Opinions & Editorials

Drinking away hypocrisy How age restrictions on alcohol limit adults from being adults

By: Max Creager ~Staff Writer~

It took me quite a bit of energy to write what is already self-evidently true to you and anyone who has even had the impulse to think on this subject. Alcohol exists in societies as a reasonable tool with many benefits, and regrettably, the cause of many disasters. Put simply by author and polemicist Christopher Hitchens, “It is a good servant and a bad master.” As you already know, in the case of the United States, legal adults cannot determine for themselves whether to use alcohol or not until three years after they have already been considered legal adults in every respect.

This policy contains within it an immense hypocrisy, which is constantly protected by mutual knowledge of violation between authorities and legal adults and a pretend ignorance of any violation on both sides. This catch-22 has done nothing but create a fiction, as many two-faced policies do, which inevitably fogs the relationships between families and children, police and citizen, institution and student. The preservation of this lie is predicated on the fear of punishment or blame and has left people between 18 and 21 to continue doing what is ethically blameless and in turn enter into an equivocating silence of false consensus.

When I turned 18, among a long digressive list of other things, I was deemed legally eligible for the draft, able to vote and serve on a jury, exist in the eyes of a court as an “adult” and enter into legally binding contracts. I would ask you to re-read and think about that list of responsibilities and the amount of ability they presuppose. Especially in the context of legal statutes, adults not being deemed responsible or mature enough to decide the amount of a liquid they can consume is hypocritical. Consider further the case of medical decisions. When a citizen turns 18, he or she can make life or death medical decisions, which indicates the full cognitive capacity necessary to be informed about and make personal decisions about one’s body.

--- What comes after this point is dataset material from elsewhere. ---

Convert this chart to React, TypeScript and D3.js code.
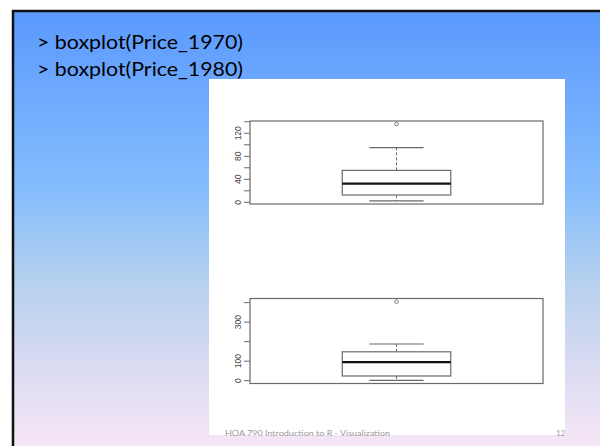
import React from 'react';
import * as d3 from 'd3';

// five-number summaries: [lowWhisker, q1, median, q3, highWhisker]
const price1970Stats = [2.4, 12.7, 32.6, 55.5, 95];
const price1970Outliers = [136];
const price1970Ticks = [0, 20, 40, 60, 80, 100, 120, 140];
const price1970Labels = [0, 40, 80, 120];

const price1980Stats = [1.7, 24, 95, 148, 188];
const price1980Outliers = [405];
const price1980Ticks = [0, 100, 200, 300, 400];
const price1980Labels = [0, 100, 300];

const titleLines = ['> boxplot(Price_1970)', '> boxplot(Price_1980)'];
const footerText = 'HOA 790  Introduction to R - Visualization';
const pageNumber = '12';

const W = 600;
const H = 446;

type BoxProps = {
  stats: number[];
  outliers: number[];
  ticks: number[];
  labels: number[];
  top: number;
  bottom: number;
};

function RBoxplot({ stats, outliers, ticks, labels, top, bottom }: BoxProps) {
  const left = 250;
  const right = 543;
  // R extends the data range by 4% on each side
  const all = stats.concat(outliers);
  const lo = d3.min(all) as number;
  const hi = d3.max(all) as number;
  const pad = (hi - lo) * 0.04;
  const y = d3.scaleLinear().domain([lo - pad, hi + pad]).range([bottom, top]);
  const x = d3.scaleLinear().domain([0.46, 1.54]).range([left, right]);

  const [wLo, q1, med, q3, wHi] = stats;
  const cx = x(1);
  const bx0 = x(0.8);
  const bx1 = x(1.2);
  const sx0 = x(0.9);
  const sx1 = x(1.1);
  const grey = '#6a6a6a';

  return (
    <g>
      <rect x={left} y={top} width={right - left} height={bottom - top} fill="none" stroke={grey} strokeWidth={1.2} />
      {ticks.map(t => (
        <line key={'t' + t} x1={left} x2={left - 6} y1={y(t)} y2={y(t)} stroke={grey} strokeWidth={1} />
      ))}
      {labels.map(t => (
        <text
          key={'l' + t}
          transform={`translate(241,${y(t)}) rotate(-90)`}
          textAnchor="middle"
          fontSize={8.5}
          fontFamily="Liberation Sans, Arial, sans-serif"
          fill="#444"
        >
          {t}
        </text>
      ))}
      {/* whiskers */}
      <line x1={cx} x2={cx} y1={y(q3)} y2={y(wHi)} stroke={grey} strokeDasharray="3,2" />
      <line x1={cx} x2={cx} y1={y(q1)} y2={y(wLo)} stroke={grey} strokeDasharray="3,2" />
      <line x1={sx0} x2={sx1} y1={y(wHi)} y2={y(wHi)} stroke={grey} strokeWidth={1.2} />
      <line x1={sx0} x2={sx1} y1={y(wLo)} y2={y(wLo)} stroke={grey} strokeWidth={1.2} />
      {/* box */}
      <rect x={bx0} y={y(q3)} width={bx1 - bx0} height={y(q1) - y(q3)} fill="white" stroke={grey} strokeWidth={1.2} />
      <line x1={bx0} x2={bx1} y1={y(med)} y2={y(med)} stroke="#111" strokeWidth={2.2} />
      {outliers.map((o, i) => (
        <circle key={i} cx={cx} cy={y(o)} r={1.8} fill="none" stroke={grey} strokeWidth={0.9} />
      ))}
    </g>
  );
}

export default function App() {
  return (
    <svg
      width={W}
      height={H}
      style={{ position: 'fixed', left: 0, top: 0, display: 'block', background: 'white' }}
    >
      <defs>
        <linearGradient id="slideBg" x1="0" y1="0" x2="0" y2="1">
          <stop offset="0%" stopColor="#5a99fe" />
          <stop offset="42%" stopColor="#86bdfc" />
          <stop offset="62%" stopColor="#b5d0ee" />
          <stop offset="82%" stopColor="#dadbf2" />
          <stop offset="100%" stopColor="#f6e6f6" />
        </linearGradient>
      </defs>
      <rect x={12} y={10} width={W - 12} height={H - 10} fill="url(#slideBg)" />
      <line x1={12} x2={W} y1={11} y2={11} stroke="#111" strokeWidth={2.5} />
      <line x1={13} x2={13} y1={10} y2={H} stroke="#111" strokeWidth={2.5} />

      {titleLines.map((t, i) => (
        <text
          key={t}
          x={37}
          y={49 + i * 27}
          fontSize={18.5}
          fontFamily="Lato, 'Open Sans', sans-serif"
          fill="#000"
          textLength={206}
          lengthAdjust="spacingAndGlyphs"
        >
          {t}
        </text>
      ))}

      <rect x={209} y={79} width={356} height={356} fill="white" />

      <RBoxplot
        stats={price1970Stats}
        outliers={price1970Outliers}
        ticks={price1970Ticks}
        labels={price1970Labels}
        top={121}
        bottom={204}
      />
      <RBoxplot
        stats={price1980Stats}
        outliers={price1980Outliers}
        ticks={price1980Ticks}
        labels={price1980Labels}
        top={298.5}
        bottom={383.5}
      />

      <text
        x={225}
        y={436}
        fontSize={7.5}
        fontFamily="Lato, 'Open Sans', sans-serif"
        fill="#9a9a9a"
        textLength={165}
        lengthAdjust="spacingAndGlyphs"
      >
        {footerText}
      </text>
      <text x={565} y={436} fontSize={7.5} fontFamily="Lato, 'Open Sans', sans-serif" fill="#9a9a9a" textAnchor="end">
        {pageNumber}
      </text>
    </svg>
  );
}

In more explicit terms, one who is 18 – 20 is fully capable of deciding about every aspect of his or her health and well-being, including the freedom to use tobacco and maintain whatever diet one deems appropriate. I think given this, as well as the aforementioned legal responsibilities, the hypocrisy embedded in the drinking age limit is self-evident.

However, there is a fantastic piece of casuistry that is still often argued, that “the brain doesn’t develop fully until age 25.” Consider this in light of the fact that the same government has sent tens of thousands of soldiers under the age of 21 to combat zones around the world to fight the current “war on terror.” The government has decided that these soldiers, while their brains are not yet fully formed, have the capacity to handle the psychological conditions.We trust individuals with the protection of our nation that we do not legally trust with liquids.

Max

Max Creager is a staff writer at the Newswire. He is a junior philosophy and political science double major from Denver.

Such a policy would be laughable if it was not costing students thousands of dollars a year across universities, as well as forcing them into unsafe and unmonitored drinking environments. When I inquired about the alcohol policy to Residence Life last year, I was told that they have to enforce the law or else they would lose federal funding.

If actions do speak louder than words, then Xavier University and its subsidiary institutions are saying to students that it’s fine to give into hypocritical and unjust laws and in turn accept the lies and deceits of students, so long as you can get paid for it. Unless we break the taboo of deafening silence around this issue and make those in charge respond directly for their policies, the status quo will be maintained. Students will drink and deceive, and authorities will punish and profit off the collective silence.

Finally, if this is the status under which education is given, perhaps it would be prudent to question its sincerity and validity. I certainly don’t hope future doctors, nurses and businessmen don’t emulate such unethical and hypocritical standards when they enter the work force.